EXERCISE REQUIREMENTS: Starting at the first line of the listing below, repeat each line up to and including the one containing "const left = 159, right = 1610;". Leave out pictures.

GIVEN DATA:
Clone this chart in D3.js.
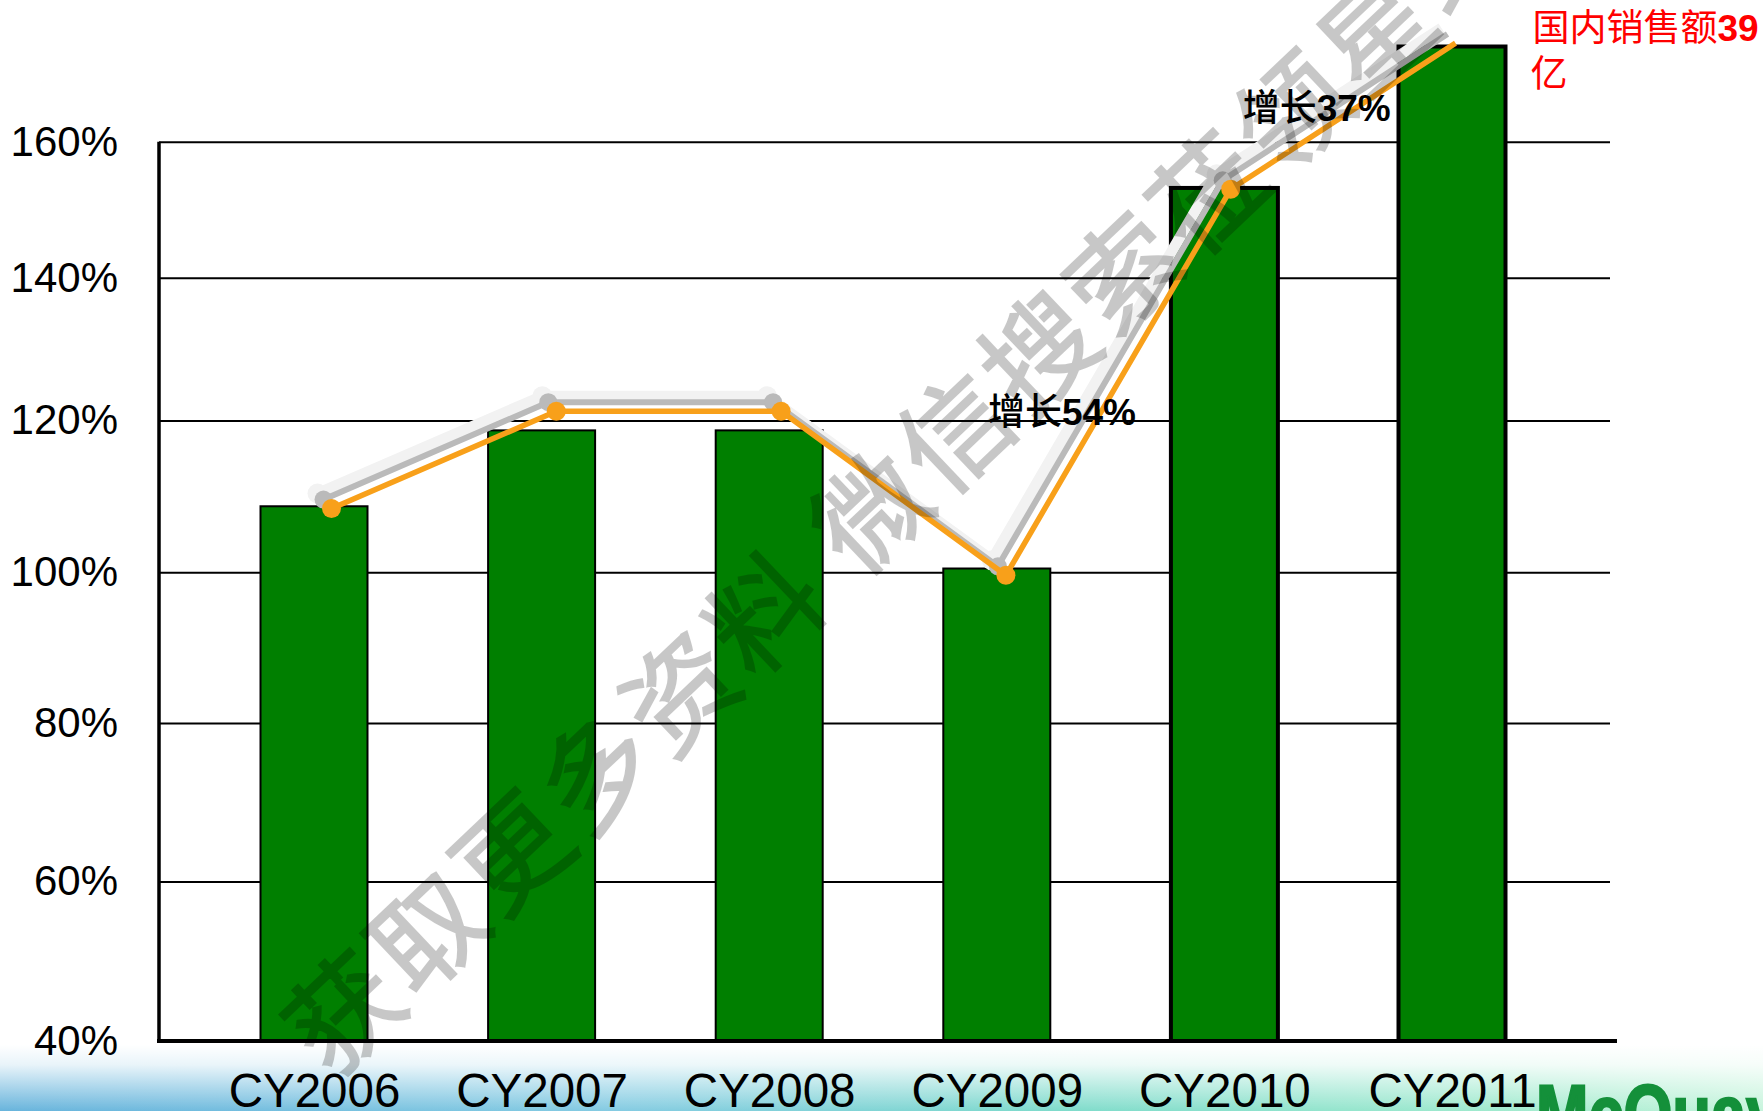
<!DOCTYPE html>
<html>
<head>
<meta charset="utf-8">
<script src="https://cdn.jsdelivr.net/npm/d3@7"></script>
<style>
  html, body { margin: 0; padding: 0; background: #fff; overflow: hidden; }
</style>
</head>
<body>
<div id="chart"></div>
<script>
// values (percent)
const years = ["CY2006", "CY2007", "CY2008", "CY2009", "CY2010", "CY2011"];
const barValues = [108.7, 118.7, 118.7, 100.5, 153.2, 174.0];
const lineValues = [108.4, 121.3, 121.3, 99.6, 153.0, 174.5];
const yTicks = [40, 60, 80, 100, 120, 140, 160];
const thickBars = ["CY2010", "CY2011"];
const growthNotes = [
  {year: "CY2009", word: "增长", num: "54%", value: 119.4, dx: -18},
  {year: "CY2010", word: "增长", num: "37%", value: 163, dx: 12}
];
const salesNote = ["国内销售额", "39", "亿"];
const watermark = "获取更多资料 微信搜索莅领星球";

const width = 1763;
const height = 1111;
const left = 159, right = 1610;

// the slide's value axis is not evenly spaced, so the scale is piecewise
const y = d3.scaleLinear()
    .domain(yTicks)
    .range([1041, 881.5, 723, 572.3, 420.5, 277.7, 141.7]);
const x = d3.scalePoint().domain(years).range([314, 1452]);
const xLine = d3.scalePoint().domain(years).range([331.5, 1455.5]);
const barW = 107;

const cjk = "'Noto Sans CJK SC', 'Noto Sans', sans-serif";
const latin = "'Liberation Sans', Arial, sans-serif";

const svg = d3.select("#chart").append("svg")
    .attr("width", width)
    .attr("height", height)
    .attr("viewBox", [0, 0, width, height]);

const defs = svg.append("defs");
const band = defs.append("linearGradient").attr("id", "band");
[["0", "#68b4dc"], ["0.35", "#84cbe2"], ["0.6", "#7edbcb"], ["0.85", "#a0eace"], ["1", "#c6f4dc"]]
  .forEach(([o, c]) => band.append("stop").attr("offset", o).attr("stop-color", c));
const fade = defs.append("linearGradient").attr("id", "fade")
    .attr("x1", 0).attr("x2", 0).attr("y1", 0).attr("y2", 1);
[["0", 1], ["0.3", 0.85], ["1", 0]]
  .forEach(([o, a]) => fade.append("stop").attr("offset", o).attr("stop-color", "#fff").attr("stop-opacity", a));

// bottom band of the slide
svg.append("rect").attr("x", 0).attr("y", 1045).attr("width", width).attr("height", height - 1045)
    .attr("fill", "url(#band)");
svg.append("rect").attr("x", 0).attr("y", 1045).attr("width", width).attr("height", height - 1045)
    .attr("fill", "url(#fade)");

// y axis with gridlines
const yAxis = svg.append("g")
    .attr("transform", `translate(${left},0)`)
    .call(d3.axisLeft(y).tickValues(yTicks).tickFormat(d => d + "%")
      .tickSizeInner(-(right - left)).tickSizeOuter(0).tickPadding(41));
yAxis.select(".domain").remove();
yAxis.selectAll(".tick line").attr("stroke", "#000").attr("stroke-width", 2);
yAxis.selectAll(".tick text")
    .attr("font-family", latin).attr("font-size", 42).attr("fill", "#000");

svg.append("line")
    .attr("x1", left).attr("x2", left).attr("y1", y(160)).attr("y2", y(40))
    .attr("stroke", "#000").attr("stroke-width", 3.5);

// bars
svg.append("g").selectAll("rect")
  .data(years)
  .join("rect")
    .attr("x", d => x(d) - barW / 2)
    .attr("y", (d, i) => y(barValues[i]))
    .attr("width", barW)
    .attr("height", (d, i) => y(40) - y(barValues[i]))
    .attr("fill", "#007f00")
    .attr("stroke", "#000")
    .attr("stroke-width", d => thickBars.includes(d) ? 4 : 2);

// category axis
svg.append("line")
    .attr("x1", left - 2).attr("x2", 1617).attr("y1", y(40)).attr("y2", y(40))
    .attr("stroke", "#000").attr("stroke-width", 4);
const xAxis = svg.append("g")
    .attr("transform", `translate(0,${y(40)})`)
    .call(d3.axisBottom(x).tickSize(0).tickPadding(32));
xAxis.select(".domain").remove();
xAxis.selectAll(".tick text")
    .attr("font-family", latin).attr("font-size", 47.5).attr("fill", "#000");

// growth line with its soft shadow
const pts = years.map((d, i) => [xLine(d), y(lineValues[i])]);
const line = d3.line();
const shadows = [
  {dx: -14, dy: -15, color: "#f2f2f2", w: 11, r: 10},
  {dx: -8, dy: -9, color: "#bababa", w: 6, r: 9}
];
shadows.forEach(s => {
  const g = svg.append("g").attr("transform", `translate(${s.dx},${s.dy})`);
  g.append("path").attr("d", line(pts)).attr("fill", "none")
      .attr("stroke", s.color).attr("stroke-width", s.w).attr("stroke-linejoin", "round");
  g.selectAll("circle").data(pts.slice(0, -1)).join("circle")
      .attr("cx", d => d[0]).attr("cy", d => d[1]).attr("r", s.r).attr("fill", s.color);
});
svg.append("path").attr("d", line(pts)).attr("fill", "none")
    .attr("stroke", "#f8a01a").attr("stroke-width", 5.5).attr("stroke-linejoin", "round");
svg.append("g").selectAll("circle").data(pts.slice(0, -1)).join("circle")
    .attr("cx", d => d[0]).attr("cy", d => d[1]).attr("r", 9.5).attr("fill", "#f8a01a");

// growth notes
growthNotes.forEach(n => {
  const t = svg.append("text")
      .attr("x", xLine(n.year) + n.dx).attr("y", y(n.value))
      .attr("font-size", 37).attr("fill", "#000");
  t.append("tspan").attr("font-family", cjk).attr("font-weight", 500).text(n.word);
  t.append("tspan").attr("font-family", latin).attr("font-weight", "bold").text(n.num);
});

// red sales note
const noteX = x("CY2011") + barW / 2 + 27;
const red = svg.append("text").attr("x", noteX).attr("y", 41)
    .attr("font-size", 37).attr("fill", "#ff0000");
red.append("tspan").attr("font-family", cjk).text(salesNote[0]);
red.append("tspan").attr("font-family", latin).attr("font-weight", "bold").text(salesNote[1]);
svg.append("text").attr("x", noteX - 2).attr("y", 87)
    .attr("font-size", 37).attr("fill", "#ff0000").attr("font-family", cjk)
    .text(salesNote[2]);

// logo peeking in at the bottom right
svg.append("text").attr("x", 1536).attr("y", 1142)
    .attr("font-family", latin).attr("font-weight", "bold").attr("font-size", 82)
    .attr("textLength", 245).attr("lengthAdjust", "spacingAndGlyphs")
    .attr("fill", "#14903a").attr("stroke", "#14903a").attr("stroke-width", 2.5)
    .text("McQuay");

// watermark
svg.append("g").attr("opacity", 0.216)
  .append("text")
    .attr("transform", "translate(332,1080) rotate(-43.5)")
    .attr("font-family", cjk).attr("font-size", 110).attr("letter-spacing", 6)
    .attr("fill", "#000").attr("stroke", "#000").attr("stroke-width", 2)
    .text(watermark);
</script>
</body>
</html>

OUTPUT FOR THIS EXERCISE:
Clone this chart in D3.js.
<!DOCTYPE html>
<html>
<head>
<meta charset="utf-8">
<script src="https://cdn.jsdelivr.net/npm/d3@7"></script>
<style>
  html, body { margin: 0; padding: 0; background: #fff; overflow: hidden; }
</style>
</head>
<body>
<div id="chart"></div>
<script>
// values (percent)
const years = ["CY2006", "CY2007", "CY2008", "CY2009", "CY2010", "CY2011"];
const barValues = [108.7, 118.7, 118.7, 100.5, 153.2, 174.0];
const lineValues = [108.4, 121.3, 121.3, 99.6, 153.0, 174.5];
const yTicks = [40, 60, 80, 100, 120, 140, 160];
const thickBars = ["CY2010", "CY2011"];
const growthNotes = [
  {year: "CY2009", word: "增长", num: "54%", value: 119.4, dx: -18},
  {year: "CY2010", word: "增长", num: "37%", value: 163, dx: 12}
];
const salesNote = ["国内销售额", "39", "亿"];
const watermark = "获取更多资料 微信搜索莅领星球";

const width = 1763;
const height = 1111;
const left = 159, right = 1610;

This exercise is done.